SET TASK:
Give the data a second time, exactly and in full.

DATA:
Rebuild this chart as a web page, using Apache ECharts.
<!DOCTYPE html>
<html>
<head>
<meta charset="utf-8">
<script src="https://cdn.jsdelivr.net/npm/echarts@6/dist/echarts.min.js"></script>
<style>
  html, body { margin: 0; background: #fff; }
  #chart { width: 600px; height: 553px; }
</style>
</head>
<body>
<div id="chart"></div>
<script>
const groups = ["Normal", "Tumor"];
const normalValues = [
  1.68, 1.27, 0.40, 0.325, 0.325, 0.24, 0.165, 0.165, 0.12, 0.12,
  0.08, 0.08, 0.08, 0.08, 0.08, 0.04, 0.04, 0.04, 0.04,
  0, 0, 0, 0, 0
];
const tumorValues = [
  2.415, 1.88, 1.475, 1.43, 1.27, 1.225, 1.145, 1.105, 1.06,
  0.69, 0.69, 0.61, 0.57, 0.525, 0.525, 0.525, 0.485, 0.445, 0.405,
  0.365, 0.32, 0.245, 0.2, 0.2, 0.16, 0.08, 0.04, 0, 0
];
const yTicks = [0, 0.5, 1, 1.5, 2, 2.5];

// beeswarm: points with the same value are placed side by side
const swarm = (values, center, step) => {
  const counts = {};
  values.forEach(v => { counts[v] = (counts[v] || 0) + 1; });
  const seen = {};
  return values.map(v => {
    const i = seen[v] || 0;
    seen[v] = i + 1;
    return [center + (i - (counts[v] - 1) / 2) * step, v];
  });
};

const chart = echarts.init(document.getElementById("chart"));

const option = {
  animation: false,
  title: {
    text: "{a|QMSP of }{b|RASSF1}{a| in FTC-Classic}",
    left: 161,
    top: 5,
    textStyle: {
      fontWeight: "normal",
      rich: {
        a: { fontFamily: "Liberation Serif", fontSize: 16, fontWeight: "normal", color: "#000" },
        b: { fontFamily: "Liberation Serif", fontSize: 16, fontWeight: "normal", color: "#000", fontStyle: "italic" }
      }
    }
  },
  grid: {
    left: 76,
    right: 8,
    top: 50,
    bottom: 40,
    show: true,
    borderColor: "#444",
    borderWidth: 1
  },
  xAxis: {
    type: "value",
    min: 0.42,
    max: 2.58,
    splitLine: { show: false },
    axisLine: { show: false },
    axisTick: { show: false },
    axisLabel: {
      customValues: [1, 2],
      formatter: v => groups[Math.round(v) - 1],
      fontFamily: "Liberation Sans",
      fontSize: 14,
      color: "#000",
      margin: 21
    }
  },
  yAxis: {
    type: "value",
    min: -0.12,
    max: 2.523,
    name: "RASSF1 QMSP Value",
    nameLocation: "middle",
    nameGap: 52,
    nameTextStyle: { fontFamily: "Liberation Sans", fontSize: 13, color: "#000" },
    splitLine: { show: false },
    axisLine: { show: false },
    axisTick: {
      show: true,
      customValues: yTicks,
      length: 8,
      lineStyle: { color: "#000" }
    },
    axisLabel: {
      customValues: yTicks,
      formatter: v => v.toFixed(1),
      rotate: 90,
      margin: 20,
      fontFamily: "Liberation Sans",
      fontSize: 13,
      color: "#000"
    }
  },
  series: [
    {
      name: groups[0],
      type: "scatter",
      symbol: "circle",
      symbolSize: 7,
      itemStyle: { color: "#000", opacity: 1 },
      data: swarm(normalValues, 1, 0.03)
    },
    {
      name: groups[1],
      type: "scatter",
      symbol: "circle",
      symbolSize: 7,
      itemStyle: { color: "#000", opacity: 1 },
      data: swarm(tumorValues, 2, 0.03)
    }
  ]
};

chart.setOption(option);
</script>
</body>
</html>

SOLUTION FOR THIS TASK:
Rebuild this chart as a web page, using Apache ECharts.
<!DOCTYPE html>
<html>
<head>
<meta charset="utf-8">
<script src="https://cdn.jsdelivr.net/npm/echarts@6/dist/echarts.min.js"></script>
<style>
  html, body { margin: 0; background: #fff; }
  #chart { width: 600px; height: 553px; }
</style>
</head>
<body>
<div id="chart"></div>
<script>
const groups = ["Normal", "Tumor"];
const normalValues = [
  1.68, 1.27, 0.40, 0.325, 0.325, 0.24, 0.165, 0.165, 0.12, 0.12,
  0.08, 0.08, 0.08, 0.08, 0.08, 0.04, 0.04, 0.04, 0.04,
  0, 0, 0, 0, 0
];
const tumorValues = [
  2.415, 1.88, 1.475, 1.43, 1.27, 1.225, 1.145, 1.105, 1.06,
  0.69, 0.69, 0.61, 0.57, 0.525, 0.525, 0.525, 0.485, 0.445, 0.405,
  0.365, 0.32, 0.245, 0.2, 0.2, 0.16, 0.08, 0.04, 0, 0
];
const yTicks = [0, 0.5, 1, 1.5, 2, 2.5];

// beeswarm: points with the same value are placed side by side
const swarm = (values, center, step) => {
  const counts = {};
  values.forEach(v => { counts[v] = (counts[v] || 0) + 1; });
  const seen = {};
  return values.map(v => {
    const i = seen[v] || 0;
    seen[v] = i + 1;
    return [center + (i - (counts[v] - 1) / 2) * step, v];
  });
};

const chart = echarts.init(document.getElementById("chart"));

const option = {
  animation: false,
  title: {
    text: "{a|QMSP of }{b|RASSF1}{a| in FTC-Classic}",
    left: 161,
    top: 5,
    textStyle: {
      fontWeight: "normal",
      rich: {
        a: { fontFamily: "Liberation Serif", fontSize: 16, fontWeight: "normal", color: "#000" },
        b: { fontFamily: "Liberation Serif", fontSize: 16, fontWeight: "normal", color: "#000", fontStyle: "italic" }
      }
    }
  },
  grid: {
    left: 76,
    right: 8,
    top: 50,
    bottom: 40,
    show: true,
    borderColor: "#444",
    borderWidth: 1
  },
  xAxis: {
    type: "value",
    min: 0.42,
    max: 2.58,
    splitLine: { show: false },
    axisLine: { show: false },
    axisTick: { show: false },
    axisLabel: {
      customValues: [1, 2],
      formatter: v => groups[Math.round(v) - 1],
      fontFamily: "Liberation Sans",
      fontSize: 14,
      color: "#000",
      margin: 21
    }
  },
  yAxis: {
    type: "value",
    min: -0.12,
    max: 2.523,
    name: "RASSF1 QMSP Value",
    nameLocation: "middle",
    nameGap: 52,
    nameTextStyle: { fontFamily: "Liberation Sans", fontSize: 13, color: "#000" },
    splitLine: { show: false },
    axisLine: { show: false },
    axisTick: {
      show: true,
      customValues: yTicks,
      length: 8,
      lineStyle: { color: "#000" }
    },
    axisLabel: {
      customValues: yTicks,
      formatter: v => v.toFixed(1),
      rotate: 90,
      margin: 20,
      fontFamily: "Liberation Sans",
      fontSize: 13,
      color: "#000"
    }
  },
  series: [
    {
      name: groups[0],
      type: "scatter",
      symbol: "circle",
      symbolSize: 7,
      itemStyle: { color: "#000", opacity: 1 },
      data: swarm(normalValues, 1, 0.03)
    },
    {
      name: groups[1],
      type: "scatter",
      symbol: "circle",
      symbolSize: 7,
      itemStyle: { color: "#000", opacity: 1 },
      data: swarm(tumorValues, 2, 0.03)
    }
  ]
};

chart.setOption(option);
</script>
</body>
</html>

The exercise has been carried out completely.